Work to complete: Print the listing as it stands, omitting all images.
## start Dataset content
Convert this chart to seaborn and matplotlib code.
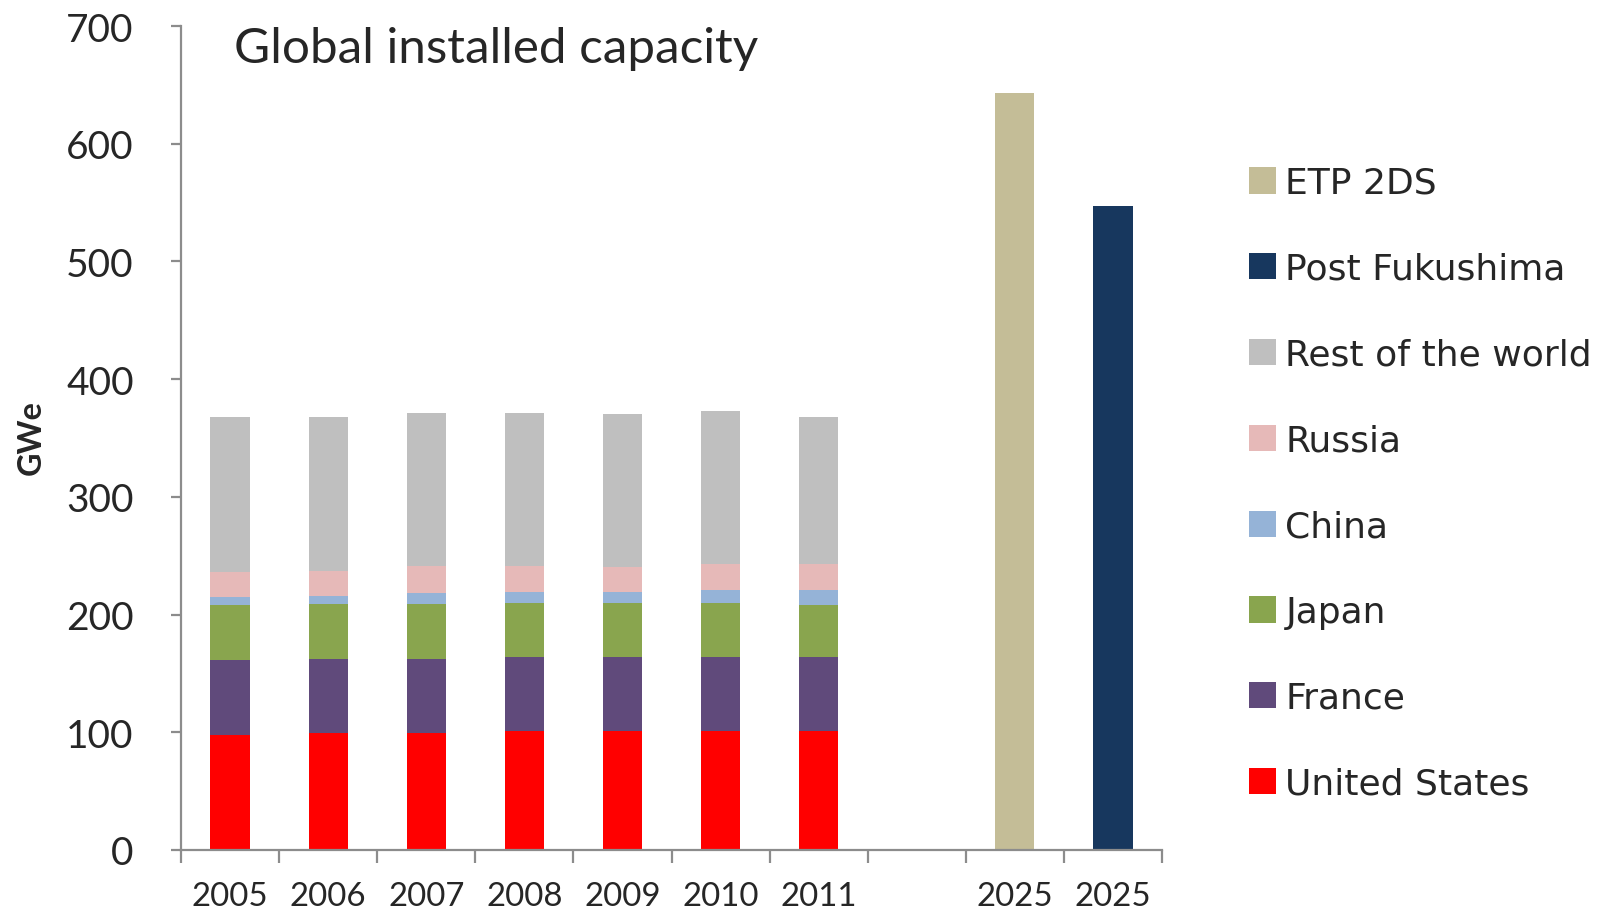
import numpy as np
import pandas as pd
import matplotlib
matplotlib.use("Agg")
import matplotlib.pyplot as plt
from matplotlib.patches import Patch
import seaborn as sns

# data (GWe)
years = ["2005", "2006", "2007", "2008", "2009", "2010", "2011"]
us = [98, 99, 99, 101, 101, 101, 101]
france = [63, 63, 63, 63, 63, 63, 63]
japan = [47, 47, 47, 46, 46, 46, 44]
china = [7, 7, 9, 9, 9, 11, 13]
russia = [21, 21, 23, 22, 21, 22, 22]
rest = [132, 131, 130, 130, 130, 130, 125]

scenario_names = ["ETP 2DS", "Post Fukushima"]
scenario_values = [643, 547]
scenario_labels = ["2025", "2025"]

# slot order on the x axis, one empty slot between history and 2025
order = years + ["gap"] + scenario_names
tick_labels = years + [""] + scenario_labels

layers = ["United States", "France", "Japan", "China", "Russia", "Rest of the world"]
layer_values = [us, france, japan, china, russia, rest]
colors = {
    "United States": "#FF0000",
    "France": "#604A7B",
    "Japan": "#89A54E",
    "China": "#95B3D7",
    "Russia": "#E6B9B8",
    "Rest of the world": "#BFBFBF",
    "ETP 2DS": "#C4BD97",
    "Post Fukushima": "#17375E",
}

sns.set_style("white")
plt.rcParams["font.family"] = ["DejaVu Sans"]

fig = plt.figure(figsize=(15.97, 9.12), dpi=100)
ax = fig.add_axes([181 / 1597, 1 - 851 / 912, (1162 - 181) / 1597, (851 - 27) / 912])

# stacked bars: draw cumulative totals from the top layer down
cum = np.cumsum(np.array(layer_values), axis=0)
for name, top in reversed(list(zip(layers, cum))):
    df = pd.DataFrame({"slot": years, "value": top})
    sns.barplot(data=df, x="slot", y="value", order=order, color=colors[name],
                width=0.4, saturation=1, linewidth=0, ax=ax)

for name, val in zip(scenario_names, scenario_values):
    df = pd.DataFrame({"slot": [name], "value": [val]})
    sns.barplot(data=df, x="slot", y="value", order=order, color=colors[name],
                width=0.4, saturation=1, linewidth=0, ax=ax)

ax.set_xlim(-0.5, len(order) - 0.5)
ax.set_ylim(0, 700)
ax.set_xlabel("")
ax.set_ylabel("")

spine_col = "#8C8C8C"
for s in ["top", "right"]:
    ax.spines[s].set_visible(False)
for s in ["left", "bottom"]:
    ax.spines[s].set_color(spine_col)
    ax.spines[s].set_linewidth(1.6)

ax.set_yticks(range(0, 701, 100))
ax.set_yticklabels([str(v) for v in range(0, 701, 100)], fontfamily="Lato", fontsize=28)
ax.tick_params(axis="y", direction="out", length=7, width=1.6, color=spine_col, pad=27, left=True)

ax.set_xticks(np.arange(-0.5, len(order), 1.0))
ax.set_xticklabels([])
ax.set_xticks(np.arange(len(order)), minor=True)
ax.set_xticklabels(tick_labels, minor=True, fontfamily="Lato", fontsize=23.8)
ax.tick_params(axis="x", which="major", direction="out", length=9, width=1.6, color=spine_col, bottom=True)
ax.tick_params(axis="x", which="minor", length=0, pad=22, bottom=True)

fig.text(234 / 1597, 1 - 63 / 912, "Global installed capacity", fontfamily="Lato",
         fontsize=35.6, ha="left", va="baseline")
fig.text(31 / 1597, 1 - 438 / 912, "GWe", fontfamily="Lato", fontweight="bold",
         fontsize=23.3, rotation=90, ha="center", va="center")

legend_order = ["ETP 2DS", "Post Fukushima", "Rest of the world", "Russia",
                "China", "Japan", "France", "United States"]
handles = [Patch(facecolor=colors[n], edgecolor="none", label=n) for n in legend_order]
fig.legend(handles=handles, loc="upper left", bbox_to_anchor=(1249 / 1597, 1 - 167 / 912),
           frameon=False, fontsize=26, labelspacing=1.435, handlelength=0.74,
           handleheight=0.74, handletextpad=0.27, borderpad=0, borderaxespad=0)

fig.savefig("out.png", dpi=100)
## end Dataset content
Solution to this problem:
Convert this chart to seaborn and matplotlib code.
import numpy as np
import pandas as pd
import matplotlib
matplotlib.use("Agg")
import matplotlib.pyplot as plt
from matplotlib.patches import Patch
import seaborn as sns

# data (GWe)
years = ["2005", "2006", "2007", "2008", "2009", "2010", "2011"]
us = [98, 99, 99, 101, 101, 101, 101]
france = [63, 63, 63, 63, 63, 63, 63]
japan = [47, 47, 47, 46, 46, 46, 44]
china = [7, 7, 9, 9, 9, 11, 13]
russia = [21, 21, 23, 22, 21, 22, 22]
rest = [132, 131, 130, 130, 130, 130, 125]

scenario_names = ["ETP 2DS", "Post Fukushima"]
scenario_values = [643, 547]
scenario_labels = ["2025", "2025"]

# slot order on the x axis, one empty slot between history and 2025
order = years + ["gap"] + scenario_names
tick_labels = years + [""] + scenario_labels

layers = ["United States", "France", "Japan", "China", "Russia", "Rest of the world"]
layer_values = [us, france, japan, china, russia, rest]
colors = {
    "United States": "#FF0000",
    "France": "#604A7B",
    "Japan": "#89A54E",
    "China": "#95B3D7",
    "Russia": "#E6B9B8",
    "Rest of the world": "#BFBFBF",
    "ETP 2DS": "#C4BD97",
    "Post Fukushima": "#17375E",
}

sns.set_style("white")
plt.rcParams["font.family"] = ["DejaVu Sans"]

fig = plt.figure(figsize=(15.97, 9.12), dpi=100)
ax = fig.add_axes([181 / 1597, 1 - 851 / 912, (1162 - 181) / 1597, (851 - 27) / 912])

# stacked bars: draw cumulative totals from the top layer down
cum = np.cumsum(np.array(layer_values), axis=0)
for name, top in reversed(list(zip(layers, cum))):
    df = pd.DataFrame({"slot": years, "value": top})
    sns.barplot(data=df, x="slot", y="value", order=order, color=colors[name],
                width=0.4, saturation=1, linewidth=0, ax=ax)

for name, val in zip(scenario_names, scenario_values):
    df = pd.DataFrame({"slot": [name], "value": [val]})
    sns.barplot(data=df, x="slot", y="value", order=order, color=colors[name],
                width=0.4, saturation=1, linewidth=0, ax=ax)

ax.set_xlim(-0.5, len(order) - 0.5)
ax.set_ylim(0, 700)
ax.set_xlabel("")
ax.set_ylabel("")

spine_col = "#8C8C8C"
for s in ["top", "right"]:
    ax.spines[s].set_visible(False)
for s in ["left", "bottom"]:
    ax.spines[s].set_color(spine_col)
    ax.spines[s].set_linewidth(1.6)

ax.set_yticks(range(0, 701, 100))
ax.set_yticklabels([str(v) for v in range(0, 701, 100)], fontfamily="Lato", fontsize=28)
ax.tick_params(axis="y", direction="out", length=7, width=1.6, color=spine_col, pad=27, left=True)

ax.set_xticks(np.arange(-0.5, len(order), 1.0))
ax.set_xticklabels([])
ax.set_xticks(np.arange(len(order)), minor=True)
ax.set_xticklabels(tick_labels, minor=True, fontfamily="Lato", fontsize=23.8)
ax.tick_params(axis="x", which="major", direction="out", length=9, width=1.6, color=spine_col, bottom=True)
ax.tick_params(axis="x", which="minor", length=0, pad=22, bottom=True)

fig.text(234 / 1597, 1 - 63 / 912, "Global installed capacity", fontfamily="Lato",
         fontsize=35.6, ha="left", va="baseline")
fig.text(31 / 1597, 1 - 438 / 912, "GWe", fontfamily="Lato", fontweight="bold",
         fontsize=23.3, rotation=90, ha="center", va="center")

legend_order = ["ETP 2DS", "Post Fukushima", "Rest of the world", "Russia",
                "China", "Japan", "France", "United States"]
handles = [Patch(facecolor=colors[n], edgecolor="none", label=n) for n in legend_order]
fig.legend(handles=handles, loc="upper left", bbox_to_anchor=(1249 / 1597, 1 - 167 / 912),
           frameon=False, fontsize=26, labelspacing=1.435, handlelength=0.74,
           handleheight=0.74, handletextpad=0.27, borderpad=0, borderaxespad=0)

fig.savefig("out.png", dpi=100)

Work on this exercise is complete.